That’s all it took—one misplaced permission in a Microsoft Entra–protected data lake, and sensitive analytics data was exposed. Microsoft Entra Data Lake Access Control is not just about preventing mistakes like that but about building precision into every permission, identity, and role that touches critical data. If you handle enterprise-scale analytics in Azure Data Lake Storage (ADLS), you already know that controlling access is the thin line between security and breach.
Microsoft Entra, formerly Azure Active Directory, sits at the center of secure identity and access management. Pairing it with Azure Data Lake requires more than just toggling permissions.
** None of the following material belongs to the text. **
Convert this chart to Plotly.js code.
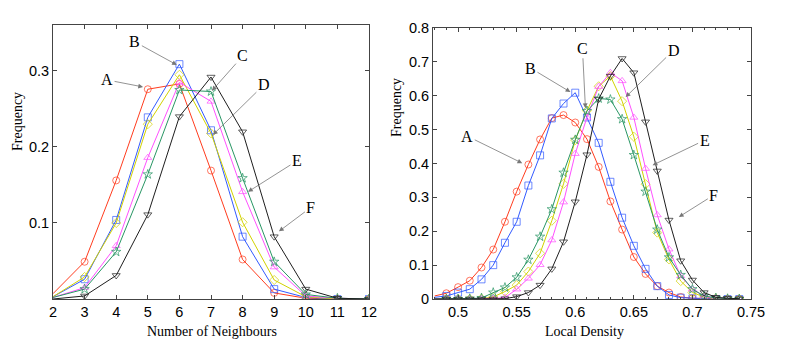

It means understanding role-based access control (RBAC), access control lists (ACLs), conditional access policies, and how they intersect with organizational security requirements. Done right, access control ensures that only authorized identities—not just any account in your tenant—can read, write, or manage resources in your data lake.
The backbone of Microsoft Entra Data Lake Access Control is role granularity. In Azure, you can assign built-in roles like Storage Blob Data Reader or create custom roles that map exactly to your governance model. Layer ACLs directly onto your data lake folders and files for object-level control. This double layer—RBAC at the account level, ACL at the object level—is critical for preventing privilege creep and meeting compliance standards.
Conditional access in Microsoft Entra adds another safeguard. Data lake access can be tied to network location, device compliance, MFA, and session controls. That means even valid credentials can be useless without meeting your exact conditions. This is where advanced policies become the ultimate security filter, blocking suspicious login attempts in real time without slowing legitimate workflows.